* [Provided records]
>> Begin

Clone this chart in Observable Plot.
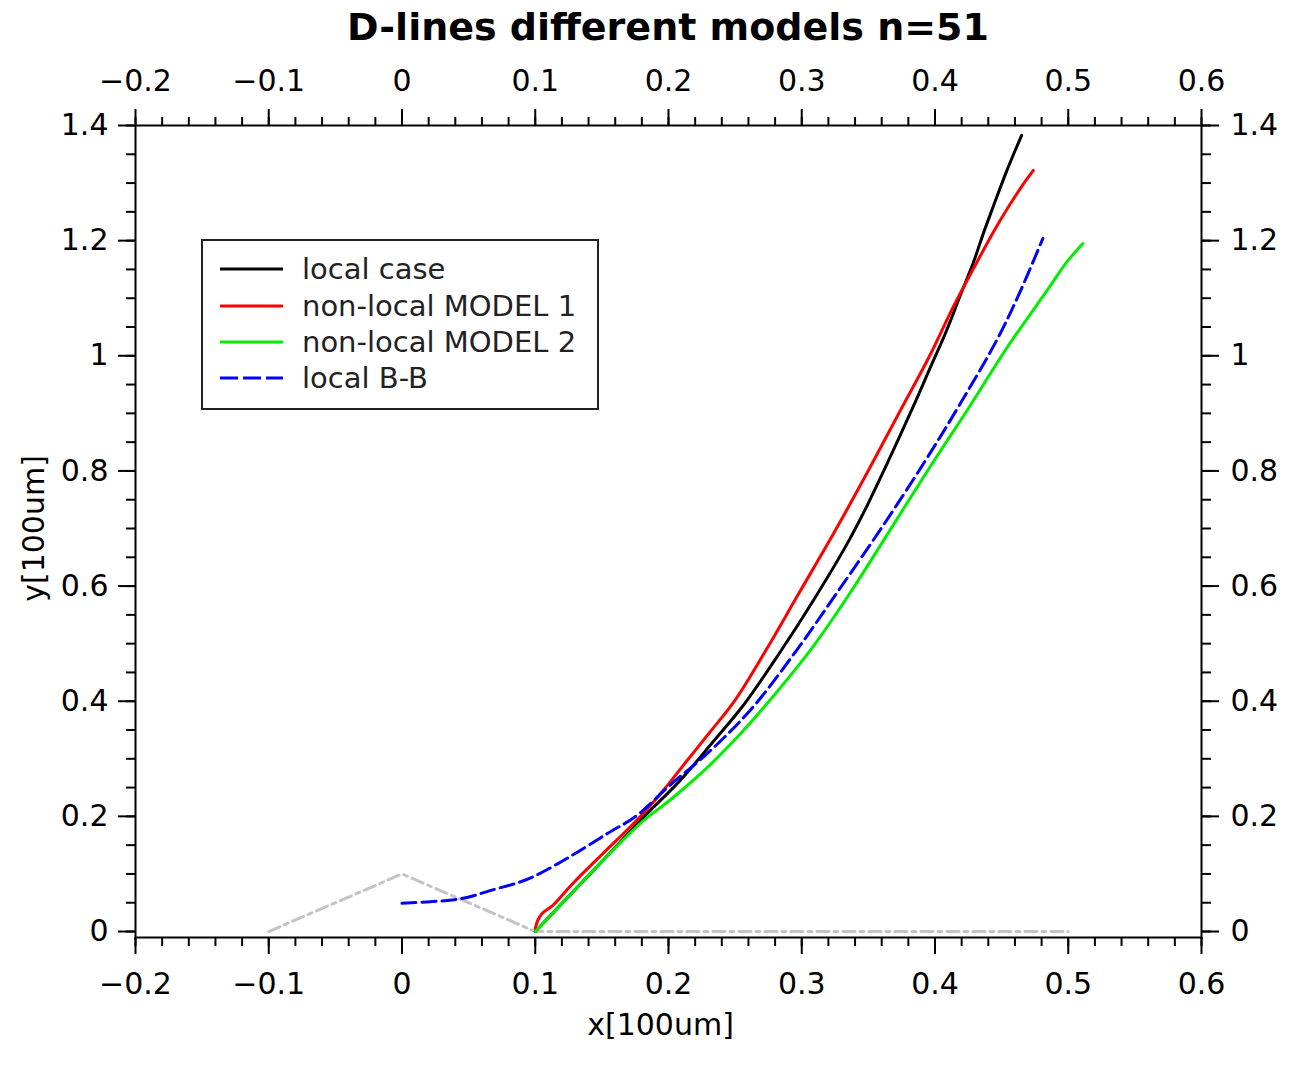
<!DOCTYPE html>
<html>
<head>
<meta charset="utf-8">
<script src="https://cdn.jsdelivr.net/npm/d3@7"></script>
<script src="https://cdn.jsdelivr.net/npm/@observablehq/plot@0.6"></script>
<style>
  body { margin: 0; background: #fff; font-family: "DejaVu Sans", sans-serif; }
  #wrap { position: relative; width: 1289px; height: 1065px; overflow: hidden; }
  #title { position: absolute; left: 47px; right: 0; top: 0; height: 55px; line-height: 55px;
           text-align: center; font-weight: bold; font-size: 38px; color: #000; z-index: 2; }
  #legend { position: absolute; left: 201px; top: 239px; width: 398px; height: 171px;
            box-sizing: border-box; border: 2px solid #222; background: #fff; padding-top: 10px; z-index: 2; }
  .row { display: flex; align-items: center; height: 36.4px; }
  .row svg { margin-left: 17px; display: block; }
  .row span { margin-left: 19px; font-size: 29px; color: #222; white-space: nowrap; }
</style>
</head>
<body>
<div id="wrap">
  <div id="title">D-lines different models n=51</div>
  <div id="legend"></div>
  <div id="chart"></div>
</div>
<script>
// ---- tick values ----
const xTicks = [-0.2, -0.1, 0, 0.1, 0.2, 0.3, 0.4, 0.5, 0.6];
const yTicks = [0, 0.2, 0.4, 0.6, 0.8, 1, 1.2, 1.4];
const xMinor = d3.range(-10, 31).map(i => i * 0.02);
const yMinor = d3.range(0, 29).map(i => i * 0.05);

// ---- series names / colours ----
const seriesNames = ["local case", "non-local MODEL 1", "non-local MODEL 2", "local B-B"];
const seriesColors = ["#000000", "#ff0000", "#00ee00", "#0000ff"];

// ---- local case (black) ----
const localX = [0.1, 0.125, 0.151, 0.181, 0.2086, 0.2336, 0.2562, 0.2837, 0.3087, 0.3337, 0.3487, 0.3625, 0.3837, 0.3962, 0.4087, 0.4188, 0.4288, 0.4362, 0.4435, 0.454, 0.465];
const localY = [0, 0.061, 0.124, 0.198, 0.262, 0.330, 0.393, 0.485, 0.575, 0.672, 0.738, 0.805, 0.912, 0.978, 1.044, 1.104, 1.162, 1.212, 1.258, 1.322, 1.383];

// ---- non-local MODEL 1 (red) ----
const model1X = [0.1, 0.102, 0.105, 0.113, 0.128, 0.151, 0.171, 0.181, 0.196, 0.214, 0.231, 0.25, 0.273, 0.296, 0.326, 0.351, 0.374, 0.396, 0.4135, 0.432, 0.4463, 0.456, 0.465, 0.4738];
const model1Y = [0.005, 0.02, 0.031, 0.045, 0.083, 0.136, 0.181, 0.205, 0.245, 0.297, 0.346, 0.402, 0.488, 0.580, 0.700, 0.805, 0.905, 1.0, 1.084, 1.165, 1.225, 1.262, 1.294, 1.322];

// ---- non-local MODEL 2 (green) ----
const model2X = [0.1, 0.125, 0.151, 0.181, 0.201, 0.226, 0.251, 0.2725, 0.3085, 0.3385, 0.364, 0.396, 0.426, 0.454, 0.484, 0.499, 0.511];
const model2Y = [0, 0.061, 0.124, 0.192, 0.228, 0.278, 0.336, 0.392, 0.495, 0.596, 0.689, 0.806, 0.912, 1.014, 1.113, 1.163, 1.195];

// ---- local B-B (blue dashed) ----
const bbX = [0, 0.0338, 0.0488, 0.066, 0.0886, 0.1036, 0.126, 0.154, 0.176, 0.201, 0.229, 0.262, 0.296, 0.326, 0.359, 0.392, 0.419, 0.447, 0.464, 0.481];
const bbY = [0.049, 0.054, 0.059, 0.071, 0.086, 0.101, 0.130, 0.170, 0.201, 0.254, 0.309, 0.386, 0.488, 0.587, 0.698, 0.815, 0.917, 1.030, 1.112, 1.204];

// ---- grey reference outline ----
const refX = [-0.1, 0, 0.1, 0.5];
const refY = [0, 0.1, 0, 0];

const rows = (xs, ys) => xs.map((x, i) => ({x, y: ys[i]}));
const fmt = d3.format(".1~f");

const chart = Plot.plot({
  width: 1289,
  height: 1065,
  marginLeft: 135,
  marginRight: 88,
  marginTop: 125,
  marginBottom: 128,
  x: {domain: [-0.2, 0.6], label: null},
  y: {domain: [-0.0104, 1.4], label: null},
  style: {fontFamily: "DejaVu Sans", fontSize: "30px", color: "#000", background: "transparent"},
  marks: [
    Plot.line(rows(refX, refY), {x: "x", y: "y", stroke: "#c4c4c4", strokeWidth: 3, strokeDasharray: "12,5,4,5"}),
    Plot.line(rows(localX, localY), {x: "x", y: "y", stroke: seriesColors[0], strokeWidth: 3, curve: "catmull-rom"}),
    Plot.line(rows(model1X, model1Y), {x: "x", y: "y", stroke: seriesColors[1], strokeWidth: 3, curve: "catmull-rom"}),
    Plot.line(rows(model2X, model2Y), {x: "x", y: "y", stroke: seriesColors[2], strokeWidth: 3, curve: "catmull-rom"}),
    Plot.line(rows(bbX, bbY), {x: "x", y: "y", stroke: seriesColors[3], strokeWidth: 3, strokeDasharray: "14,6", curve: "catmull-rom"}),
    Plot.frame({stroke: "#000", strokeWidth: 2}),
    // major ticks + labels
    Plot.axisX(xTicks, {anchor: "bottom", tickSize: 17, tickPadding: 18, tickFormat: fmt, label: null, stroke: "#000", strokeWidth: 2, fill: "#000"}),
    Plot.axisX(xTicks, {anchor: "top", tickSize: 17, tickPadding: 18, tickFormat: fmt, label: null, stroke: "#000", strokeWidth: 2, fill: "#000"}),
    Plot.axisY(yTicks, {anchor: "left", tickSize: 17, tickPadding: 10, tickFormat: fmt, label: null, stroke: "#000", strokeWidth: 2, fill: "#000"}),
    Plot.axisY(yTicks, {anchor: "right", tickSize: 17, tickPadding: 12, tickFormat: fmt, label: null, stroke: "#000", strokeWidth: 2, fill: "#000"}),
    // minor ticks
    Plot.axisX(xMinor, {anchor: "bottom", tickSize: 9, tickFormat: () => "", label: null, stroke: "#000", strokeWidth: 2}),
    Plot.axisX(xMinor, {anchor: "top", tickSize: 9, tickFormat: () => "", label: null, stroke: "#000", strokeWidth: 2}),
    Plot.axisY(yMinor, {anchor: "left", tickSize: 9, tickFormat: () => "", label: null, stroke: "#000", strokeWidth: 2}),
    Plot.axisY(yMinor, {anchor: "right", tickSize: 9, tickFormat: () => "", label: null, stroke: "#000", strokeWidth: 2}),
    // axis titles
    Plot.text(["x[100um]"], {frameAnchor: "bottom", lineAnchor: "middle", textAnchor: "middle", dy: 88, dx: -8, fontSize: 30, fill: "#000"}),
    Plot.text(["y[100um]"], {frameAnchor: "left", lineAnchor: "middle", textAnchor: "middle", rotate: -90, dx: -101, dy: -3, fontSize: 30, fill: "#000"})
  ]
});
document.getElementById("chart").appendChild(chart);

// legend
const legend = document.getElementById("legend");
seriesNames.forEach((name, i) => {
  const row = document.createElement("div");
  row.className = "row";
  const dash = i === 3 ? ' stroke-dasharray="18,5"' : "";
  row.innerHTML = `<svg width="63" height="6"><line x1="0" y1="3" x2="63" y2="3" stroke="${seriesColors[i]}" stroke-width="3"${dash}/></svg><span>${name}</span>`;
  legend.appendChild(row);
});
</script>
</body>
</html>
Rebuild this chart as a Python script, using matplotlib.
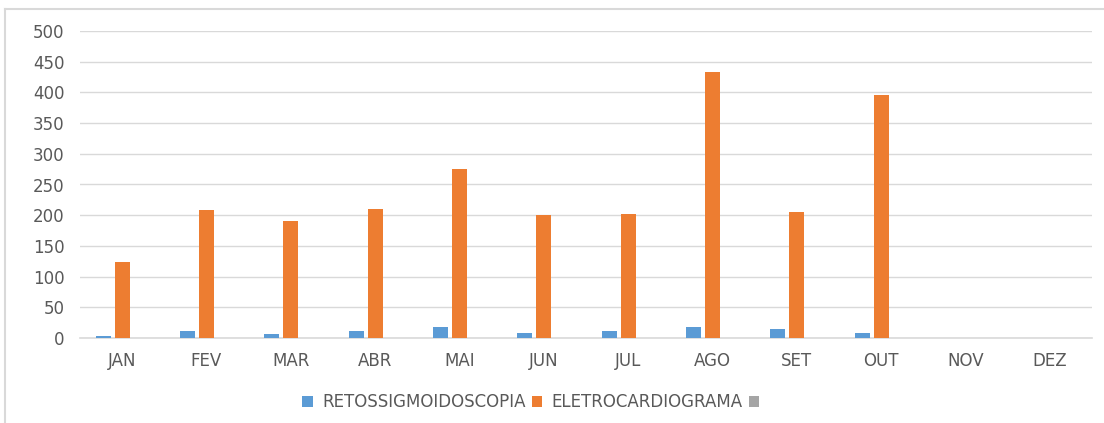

>> End

* [The exercise]
From the entries above, copy every line where the word "this" shows up.

* [Answer to the exercise]
Clone this chart in Observable Plot.
Rebuild this chart as a Python script, using matplotlib.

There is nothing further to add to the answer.